The EFF wants a world where this kind of BS, and consequent litigation, is a thing of the past. If there's water running down their face, it's tears, not drool. We deserve a better world.
You get there by either getting congress to pass laws or by setting legal precedent in the court. That’s the goal of the legal arm. Not to fight every bullshit civil liberties case, but to fight the last one that doesn’t get thrown out in court.
If you don’t think they look forward to those cases, I think you’re the one who has read them wrong, not me.
There should probably be case law before anyone actually believes in warrant canaries.
'If it's illegal to advertise that you've received a court order of some kind, it's illegal to intentionally and knowingly take any action that has the effect of advertising the receipt of that order. A judge can't force you to do anything, but every lawyer I've spoken to has indicated that having a "canary" you remove or choose not to update would likely have the same legal consequences as simply posting something that explicitly says you've received something. If any lawyers have a different legal interpretation, I'd love to hear it.' --Moxie Marlinspike
Why would someone have to lie? They can just say "We can't comment on that" without providing an answer. And then customers can go "sounds pretty suspicious, time to switch VPN services".
I'd hire a lawyer that knows how to deal with them and knows how to say no comment.
I've always felt that the warrant canary is a nerd's gotcha designed to get out of a sketchy legal process (NSLs) and that judges would be very unsympathetic.

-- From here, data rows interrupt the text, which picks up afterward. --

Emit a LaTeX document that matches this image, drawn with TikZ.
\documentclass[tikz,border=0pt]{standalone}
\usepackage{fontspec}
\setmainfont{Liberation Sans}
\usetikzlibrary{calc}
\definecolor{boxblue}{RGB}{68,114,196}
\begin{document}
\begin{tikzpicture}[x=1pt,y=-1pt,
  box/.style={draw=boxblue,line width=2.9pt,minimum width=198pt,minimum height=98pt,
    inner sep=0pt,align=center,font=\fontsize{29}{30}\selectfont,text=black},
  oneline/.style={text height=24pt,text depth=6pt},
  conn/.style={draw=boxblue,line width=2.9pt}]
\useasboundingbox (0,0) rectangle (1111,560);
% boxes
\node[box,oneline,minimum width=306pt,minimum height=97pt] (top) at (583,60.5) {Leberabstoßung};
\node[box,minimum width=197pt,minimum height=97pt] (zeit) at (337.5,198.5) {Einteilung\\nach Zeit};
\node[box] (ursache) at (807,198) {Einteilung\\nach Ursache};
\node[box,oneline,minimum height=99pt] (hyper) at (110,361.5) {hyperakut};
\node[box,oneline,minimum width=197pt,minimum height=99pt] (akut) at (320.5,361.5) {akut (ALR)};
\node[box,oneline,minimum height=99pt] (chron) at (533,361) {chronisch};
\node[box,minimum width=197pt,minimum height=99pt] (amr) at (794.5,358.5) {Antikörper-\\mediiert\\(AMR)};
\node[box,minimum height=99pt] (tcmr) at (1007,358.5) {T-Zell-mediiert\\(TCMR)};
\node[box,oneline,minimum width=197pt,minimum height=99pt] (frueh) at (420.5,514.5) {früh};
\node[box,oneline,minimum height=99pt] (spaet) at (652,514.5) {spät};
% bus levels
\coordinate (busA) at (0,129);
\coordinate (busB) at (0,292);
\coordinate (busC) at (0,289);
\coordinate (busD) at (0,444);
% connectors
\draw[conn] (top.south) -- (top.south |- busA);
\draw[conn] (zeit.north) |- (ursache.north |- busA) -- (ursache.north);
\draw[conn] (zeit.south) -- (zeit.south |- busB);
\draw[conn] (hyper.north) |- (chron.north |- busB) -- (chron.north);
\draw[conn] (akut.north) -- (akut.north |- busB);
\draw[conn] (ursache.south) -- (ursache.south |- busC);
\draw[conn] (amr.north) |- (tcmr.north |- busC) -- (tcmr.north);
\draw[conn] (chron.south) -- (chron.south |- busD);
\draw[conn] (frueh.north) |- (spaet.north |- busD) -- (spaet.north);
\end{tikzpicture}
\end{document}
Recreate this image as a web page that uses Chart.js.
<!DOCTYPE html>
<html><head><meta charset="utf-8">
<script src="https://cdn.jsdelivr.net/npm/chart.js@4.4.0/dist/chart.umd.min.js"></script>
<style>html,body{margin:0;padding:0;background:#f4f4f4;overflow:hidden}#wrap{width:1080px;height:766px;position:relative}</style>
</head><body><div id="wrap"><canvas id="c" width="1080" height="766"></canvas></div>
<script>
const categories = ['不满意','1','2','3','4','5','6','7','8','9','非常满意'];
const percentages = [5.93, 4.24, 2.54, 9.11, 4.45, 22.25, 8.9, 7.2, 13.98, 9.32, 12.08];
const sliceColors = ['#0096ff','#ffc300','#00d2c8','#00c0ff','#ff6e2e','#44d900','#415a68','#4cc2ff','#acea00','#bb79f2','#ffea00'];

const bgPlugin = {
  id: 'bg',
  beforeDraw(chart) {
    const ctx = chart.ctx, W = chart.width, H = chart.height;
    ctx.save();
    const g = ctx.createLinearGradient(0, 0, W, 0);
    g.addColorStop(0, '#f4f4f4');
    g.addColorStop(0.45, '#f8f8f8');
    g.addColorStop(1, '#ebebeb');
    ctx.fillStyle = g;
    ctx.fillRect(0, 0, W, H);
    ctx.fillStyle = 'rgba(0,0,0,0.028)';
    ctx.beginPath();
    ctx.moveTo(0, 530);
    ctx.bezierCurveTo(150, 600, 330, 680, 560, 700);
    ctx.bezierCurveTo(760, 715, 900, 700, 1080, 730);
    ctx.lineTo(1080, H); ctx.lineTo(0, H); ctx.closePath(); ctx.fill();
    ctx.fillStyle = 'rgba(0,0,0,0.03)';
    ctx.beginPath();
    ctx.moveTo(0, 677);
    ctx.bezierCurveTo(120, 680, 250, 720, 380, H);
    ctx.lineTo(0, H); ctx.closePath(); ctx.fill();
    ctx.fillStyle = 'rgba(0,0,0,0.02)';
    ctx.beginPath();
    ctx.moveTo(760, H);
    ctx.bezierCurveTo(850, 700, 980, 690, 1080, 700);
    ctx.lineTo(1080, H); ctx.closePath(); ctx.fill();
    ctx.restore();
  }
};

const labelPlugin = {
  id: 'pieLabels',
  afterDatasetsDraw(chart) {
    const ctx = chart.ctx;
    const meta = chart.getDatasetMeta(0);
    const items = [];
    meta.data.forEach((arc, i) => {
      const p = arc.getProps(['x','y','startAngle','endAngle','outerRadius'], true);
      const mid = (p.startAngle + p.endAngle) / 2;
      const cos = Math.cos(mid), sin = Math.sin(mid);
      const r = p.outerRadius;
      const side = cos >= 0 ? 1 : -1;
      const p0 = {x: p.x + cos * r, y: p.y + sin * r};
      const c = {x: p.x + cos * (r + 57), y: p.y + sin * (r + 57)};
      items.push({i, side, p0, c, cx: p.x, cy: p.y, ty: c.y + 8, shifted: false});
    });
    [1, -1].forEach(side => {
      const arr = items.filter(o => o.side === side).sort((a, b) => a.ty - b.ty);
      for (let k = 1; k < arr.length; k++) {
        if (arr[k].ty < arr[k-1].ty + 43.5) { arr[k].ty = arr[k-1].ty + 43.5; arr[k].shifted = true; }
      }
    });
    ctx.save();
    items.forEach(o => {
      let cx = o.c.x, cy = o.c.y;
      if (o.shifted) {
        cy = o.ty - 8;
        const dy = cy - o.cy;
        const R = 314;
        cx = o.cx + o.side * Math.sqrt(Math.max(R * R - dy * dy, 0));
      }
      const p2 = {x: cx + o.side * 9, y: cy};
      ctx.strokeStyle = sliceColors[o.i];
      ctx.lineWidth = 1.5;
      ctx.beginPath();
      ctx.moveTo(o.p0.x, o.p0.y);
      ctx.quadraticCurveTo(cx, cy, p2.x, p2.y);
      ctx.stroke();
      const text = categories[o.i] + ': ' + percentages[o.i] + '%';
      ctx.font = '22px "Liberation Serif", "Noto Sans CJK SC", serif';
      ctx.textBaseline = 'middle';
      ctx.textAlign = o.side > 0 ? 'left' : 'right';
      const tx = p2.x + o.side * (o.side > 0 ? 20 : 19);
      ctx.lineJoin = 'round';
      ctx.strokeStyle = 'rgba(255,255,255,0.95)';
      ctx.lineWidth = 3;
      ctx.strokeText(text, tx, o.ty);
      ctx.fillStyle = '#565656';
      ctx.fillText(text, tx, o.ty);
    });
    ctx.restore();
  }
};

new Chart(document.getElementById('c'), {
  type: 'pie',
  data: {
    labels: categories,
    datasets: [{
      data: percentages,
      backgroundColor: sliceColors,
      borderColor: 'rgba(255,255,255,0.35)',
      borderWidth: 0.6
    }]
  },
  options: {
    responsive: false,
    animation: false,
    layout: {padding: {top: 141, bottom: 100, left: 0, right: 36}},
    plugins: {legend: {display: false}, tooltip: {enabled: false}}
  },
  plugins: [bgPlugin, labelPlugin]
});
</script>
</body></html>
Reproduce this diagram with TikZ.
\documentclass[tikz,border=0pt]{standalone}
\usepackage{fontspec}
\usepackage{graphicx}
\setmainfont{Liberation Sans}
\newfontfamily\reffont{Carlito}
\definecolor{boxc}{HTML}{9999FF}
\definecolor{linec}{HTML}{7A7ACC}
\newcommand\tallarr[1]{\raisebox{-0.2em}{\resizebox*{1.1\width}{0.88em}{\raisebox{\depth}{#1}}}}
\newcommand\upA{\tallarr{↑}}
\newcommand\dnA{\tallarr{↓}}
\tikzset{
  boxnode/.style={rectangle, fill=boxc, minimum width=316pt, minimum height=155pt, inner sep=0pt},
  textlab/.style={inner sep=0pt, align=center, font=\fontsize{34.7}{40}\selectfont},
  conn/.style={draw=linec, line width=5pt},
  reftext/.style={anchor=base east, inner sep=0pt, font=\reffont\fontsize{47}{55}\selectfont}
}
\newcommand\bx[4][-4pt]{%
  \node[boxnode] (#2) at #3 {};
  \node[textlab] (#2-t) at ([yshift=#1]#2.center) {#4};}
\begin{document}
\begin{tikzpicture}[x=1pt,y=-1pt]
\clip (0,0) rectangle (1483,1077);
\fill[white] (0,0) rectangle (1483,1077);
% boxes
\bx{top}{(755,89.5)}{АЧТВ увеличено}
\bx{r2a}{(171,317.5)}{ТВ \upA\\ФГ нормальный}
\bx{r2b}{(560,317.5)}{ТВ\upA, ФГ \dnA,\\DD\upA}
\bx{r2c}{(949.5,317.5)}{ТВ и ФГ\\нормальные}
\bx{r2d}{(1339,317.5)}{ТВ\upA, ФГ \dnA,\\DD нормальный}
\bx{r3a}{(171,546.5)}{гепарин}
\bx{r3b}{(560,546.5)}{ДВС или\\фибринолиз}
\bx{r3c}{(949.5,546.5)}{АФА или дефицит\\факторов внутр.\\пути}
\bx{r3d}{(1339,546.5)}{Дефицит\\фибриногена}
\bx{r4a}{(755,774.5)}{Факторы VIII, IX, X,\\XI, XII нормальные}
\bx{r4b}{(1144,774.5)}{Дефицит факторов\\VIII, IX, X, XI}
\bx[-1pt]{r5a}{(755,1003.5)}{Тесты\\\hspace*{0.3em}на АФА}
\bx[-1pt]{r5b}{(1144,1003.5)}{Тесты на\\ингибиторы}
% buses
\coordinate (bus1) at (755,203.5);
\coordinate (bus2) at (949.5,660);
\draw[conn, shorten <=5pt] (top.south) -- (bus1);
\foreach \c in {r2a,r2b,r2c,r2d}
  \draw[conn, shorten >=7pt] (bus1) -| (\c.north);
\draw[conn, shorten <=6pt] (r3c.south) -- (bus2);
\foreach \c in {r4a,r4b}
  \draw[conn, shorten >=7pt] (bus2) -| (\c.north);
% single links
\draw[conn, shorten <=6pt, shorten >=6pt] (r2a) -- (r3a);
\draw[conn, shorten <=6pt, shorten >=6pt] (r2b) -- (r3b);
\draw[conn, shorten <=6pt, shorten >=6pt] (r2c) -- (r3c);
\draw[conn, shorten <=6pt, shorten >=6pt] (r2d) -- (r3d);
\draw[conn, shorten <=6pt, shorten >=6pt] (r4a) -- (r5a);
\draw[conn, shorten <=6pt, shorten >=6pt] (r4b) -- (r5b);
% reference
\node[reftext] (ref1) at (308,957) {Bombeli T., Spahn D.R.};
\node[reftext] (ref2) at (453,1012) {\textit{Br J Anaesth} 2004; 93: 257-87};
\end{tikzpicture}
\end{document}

But IANAL.
At least from my perspective, it is not just a "gotcha" problem or whatever feelings it conjures up in a judge's mind.
When a company, who already has a canary in place, receives this kind of warrants, what _can_ the company practically do to comply with non-disclosure? It seems that lying is now the only option left, if the company must explicitly post a "no, we didn't receive such a warrant".
> This is what "warrant canaries" are for. dont use anyone who doesnt have one
What if they have one like this quarterly canary at privacy-forward "write.as" last updated 9 months ago?
It should be noted with significance if this message
fails to be updated on a quarterly basis.
2023-01-05 21:06:06 UTC
No warrants have ever been served to Write.as, or
Write.as principals or employees.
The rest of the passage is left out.